Saved output to: snapshot-target-unpack

Build Failed: build daemon returned an error <

failed to receive status:

rpc error: code = NotFound

desc = no such job ab64a1dd-830e-43d8-939b-67ccc14462a2-20260514143808

>

The snapshot unpacked successfully and the build driver was assigned

correctly, so this is happening below the build-config layer in your

job orchestration. The orchestrator appears to be losing track of

jobs between assignment and first status report — the worker can't

find its own job ID anymore. Affects both Docker and nixpacks builds

for this service, and Redeploys of previously-green commits from

history (which trigger fresh builds) also fail with the same error.

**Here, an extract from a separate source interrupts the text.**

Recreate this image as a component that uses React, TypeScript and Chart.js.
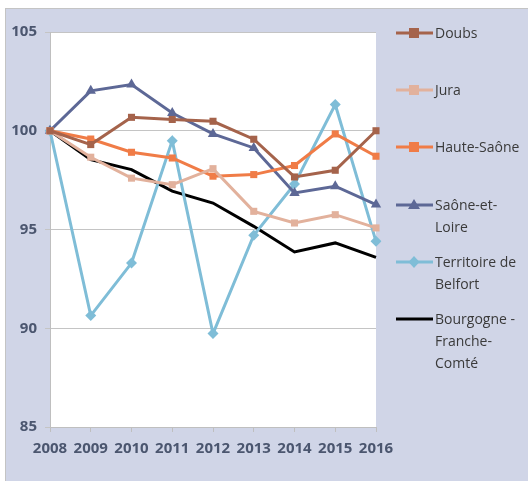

Failed deployments today (most recent first):

- 79ba996 (empty retry, ~30 min ago)

- 1f70585 (empty retry)

- 0f2ace0 (empty retry)

- 3358bb0 (railway.toml: drop startCommand + pin DOCKERFILE)

- 9d6edde (switch nixpacks → Dockerfile)

- Redeploy of 7dd90d2 from history — also failed identically

- Redeploy of 0d18509 from history — also failed identically (build

log above)

status.railway.com currently shows "All systems operational" — this

is not being detected by your monitoring.

Asks:

1. Promote one of the previously-built images (last fully-green

deployment was 18b12d7d-b7db-4e2b-89e6-4896d8d4e93e on commit

7dd90d2) to restore service ASAP, OR

2. Route this service's builds to a different builder pool.

Happy to provide more deployment IDs or logs. Thanks.